## What is needed:
With all pictures omitted, return verbatim the lines from the beginning of the records below through the line containing "(t2905) at (995,551)".
>> Begin
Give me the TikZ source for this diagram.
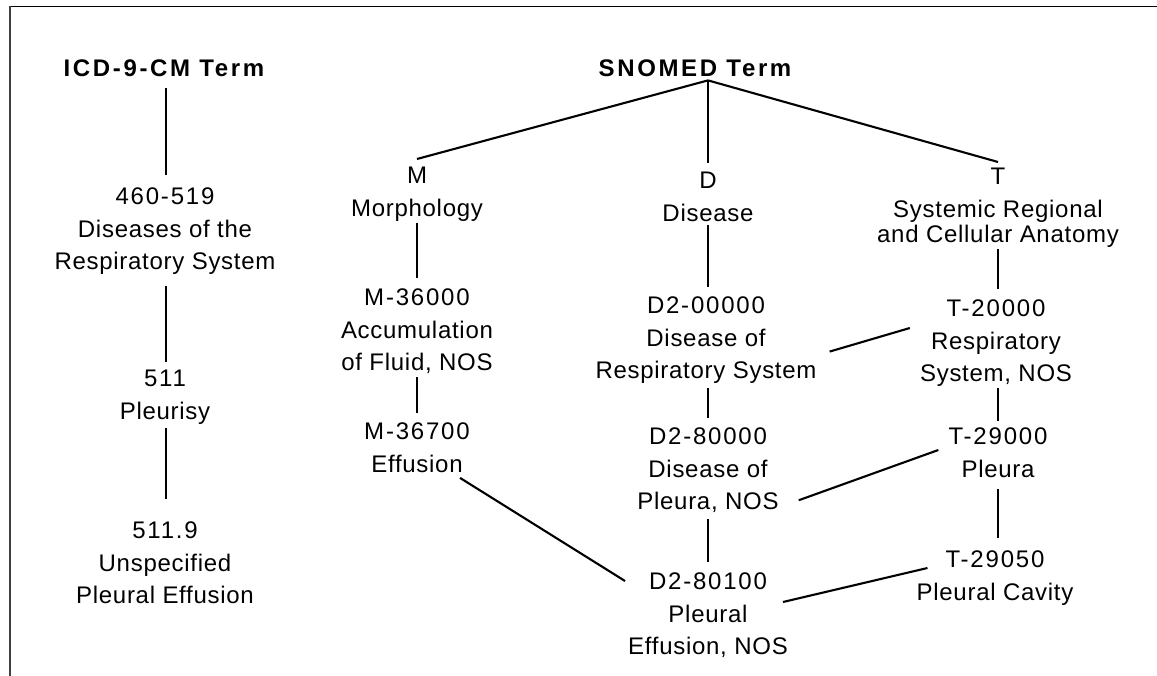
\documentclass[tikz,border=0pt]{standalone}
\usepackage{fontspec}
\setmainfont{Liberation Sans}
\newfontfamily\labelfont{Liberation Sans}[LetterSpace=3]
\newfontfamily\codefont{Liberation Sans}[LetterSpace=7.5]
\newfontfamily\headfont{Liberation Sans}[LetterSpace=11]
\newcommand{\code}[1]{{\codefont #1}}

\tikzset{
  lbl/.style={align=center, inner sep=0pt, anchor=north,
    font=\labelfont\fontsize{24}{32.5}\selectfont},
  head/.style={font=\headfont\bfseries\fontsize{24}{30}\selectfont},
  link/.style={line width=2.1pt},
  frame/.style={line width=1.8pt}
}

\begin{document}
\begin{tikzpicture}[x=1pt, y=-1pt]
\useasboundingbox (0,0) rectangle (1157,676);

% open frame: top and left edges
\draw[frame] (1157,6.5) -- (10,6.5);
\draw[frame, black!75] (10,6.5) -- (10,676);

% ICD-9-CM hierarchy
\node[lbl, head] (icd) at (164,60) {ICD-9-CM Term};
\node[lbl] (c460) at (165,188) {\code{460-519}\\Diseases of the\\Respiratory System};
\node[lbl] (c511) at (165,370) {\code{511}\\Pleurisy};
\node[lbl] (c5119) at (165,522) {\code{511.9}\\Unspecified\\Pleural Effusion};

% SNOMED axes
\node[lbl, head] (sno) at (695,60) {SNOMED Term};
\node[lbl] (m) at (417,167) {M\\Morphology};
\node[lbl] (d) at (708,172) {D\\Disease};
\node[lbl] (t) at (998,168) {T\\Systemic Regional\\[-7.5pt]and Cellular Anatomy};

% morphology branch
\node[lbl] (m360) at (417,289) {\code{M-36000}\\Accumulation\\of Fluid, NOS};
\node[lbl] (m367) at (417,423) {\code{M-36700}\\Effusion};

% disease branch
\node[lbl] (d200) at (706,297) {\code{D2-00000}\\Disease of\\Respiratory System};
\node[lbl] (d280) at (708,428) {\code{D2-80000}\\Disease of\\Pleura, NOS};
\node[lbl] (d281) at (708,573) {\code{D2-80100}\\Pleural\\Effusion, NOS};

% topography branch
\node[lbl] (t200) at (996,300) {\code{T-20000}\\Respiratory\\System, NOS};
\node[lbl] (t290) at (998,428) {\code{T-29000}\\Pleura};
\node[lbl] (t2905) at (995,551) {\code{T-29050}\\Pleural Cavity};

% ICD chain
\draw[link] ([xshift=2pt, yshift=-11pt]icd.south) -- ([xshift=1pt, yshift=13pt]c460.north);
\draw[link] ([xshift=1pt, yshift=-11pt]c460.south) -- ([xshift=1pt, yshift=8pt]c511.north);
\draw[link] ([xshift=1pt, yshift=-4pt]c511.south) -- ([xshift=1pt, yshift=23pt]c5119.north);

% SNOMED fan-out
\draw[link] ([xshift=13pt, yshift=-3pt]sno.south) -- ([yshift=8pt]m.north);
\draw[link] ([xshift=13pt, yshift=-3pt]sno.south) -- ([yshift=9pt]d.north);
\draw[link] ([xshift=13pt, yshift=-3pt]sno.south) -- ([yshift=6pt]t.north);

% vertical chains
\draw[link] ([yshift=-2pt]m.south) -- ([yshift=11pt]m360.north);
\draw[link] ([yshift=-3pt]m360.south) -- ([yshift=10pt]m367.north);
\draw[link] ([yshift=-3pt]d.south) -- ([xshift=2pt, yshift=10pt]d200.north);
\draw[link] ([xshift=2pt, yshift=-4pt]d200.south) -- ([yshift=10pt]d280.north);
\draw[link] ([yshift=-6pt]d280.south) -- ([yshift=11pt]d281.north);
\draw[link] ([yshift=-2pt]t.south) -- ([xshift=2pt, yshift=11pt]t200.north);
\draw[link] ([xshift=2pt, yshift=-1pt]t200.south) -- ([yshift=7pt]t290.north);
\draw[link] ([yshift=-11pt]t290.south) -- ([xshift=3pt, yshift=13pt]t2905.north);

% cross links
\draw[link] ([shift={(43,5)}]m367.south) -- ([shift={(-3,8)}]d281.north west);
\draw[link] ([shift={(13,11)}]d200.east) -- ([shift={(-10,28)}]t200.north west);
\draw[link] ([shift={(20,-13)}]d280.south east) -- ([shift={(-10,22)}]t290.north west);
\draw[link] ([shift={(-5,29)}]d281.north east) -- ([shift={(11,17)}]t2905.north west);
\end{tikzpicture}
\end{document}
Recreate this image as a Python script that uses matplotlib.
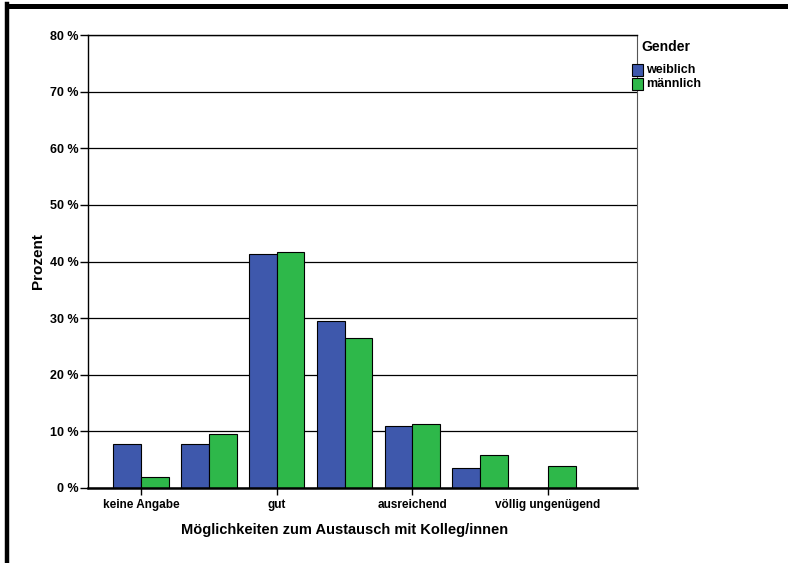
>> End
## Task response:
Give me the TikZ source for this diagram.
\documentclass[tikz,border=0pt]{standalone}
\usepackage{fontspec}
\setmainfont{Liberation Sans}
\newfontfamily\labelfont{Liberation Sans}[LetterSpace=3]
\newfontfamily\codefont{Liberation Sans}[LetterSpace=7.5]
\newfontfamily\headfont{Liberation Sans}[LetterSpace=11]
\newcommand{\code}[1]{{\codefont #1}}

\tikzset{
  lbl/.style={align=center, inner sep=0pt, anchor=north,
    font=\labelfont\fontsize{24}{32.5}\selectfont},
  head/.style={font=\headfont\bfseries\fontsize{24}{30}\selectfont},
  link/.style={line width=2.1pt},
  frame/.style={line width=1.8pt}
}

\begin{document}
\begin{tikzpicture}[x=1pt, y=-1pt]
\useasboundingbox (0,0) rectangle (1157,676);

% open frame: top and left edges
\draw[frame] (1157,6.5) -- (10,6.5);
\draw[frame, black!75] (10,6.5) -- (10,676);

% ICD-9-CM hierarchy
\node[lbl, head] (icd) at (164,60) {ICD-9-CM Term};
\node[lbl] (c460) at (165,188) {\code{460-519}\\Diseases of the\\Respiratory System};
\node[lbl] (c511) at (165,370) {\code{511}\\Pleurisy};
\node[lbl] (c5119) at (165,522) {\code{511.9}\\Unspecified\\Pleural Effusion};

% SNOMED axes
\node[lbl, head] (sno) at (695,60) {SNOMED Term};
\node[lbl] (m) at (417,167) {M\\Morphology};
\node[lbl] (d) at (708,172) {D\\Disease};
\node[lbl] (t) at (998,168) {T\\Systemic Regional\\[-7.5pt]and Cellular Anatomy};

% morphology branch
\node[lbl] (m360) at (417,289) {\code{M-36000}\\Accumulation\\of Fluid, NOS};
\node[lbl] (m367) at (417,423) {\code{M-36700}\\Effusion};

% disease branch
\node[lbl] (d200) at (706,297) {\code{D2-00000}\\Disease of\\Respiratory System};
\node[lbl] (d280) at (708,428) {\code{D2-80000}\\Disease of\\Pleura, NOS};
\node[lbl] (d281) at (708,573) {\code{D2-80100}\\Pleural\\Effusion, NOS};

% topography branch
\node[lbl] (t200) at (996,300) {\code{T-20000}\\Respiratory\\System, NOS};
\node[lbl] (t290) at (998,428) {\code{T-29000}\\Pleura};
\node[lbl] (t2905) at (995,551) {\code{T-29050}\\Pleural Cavity};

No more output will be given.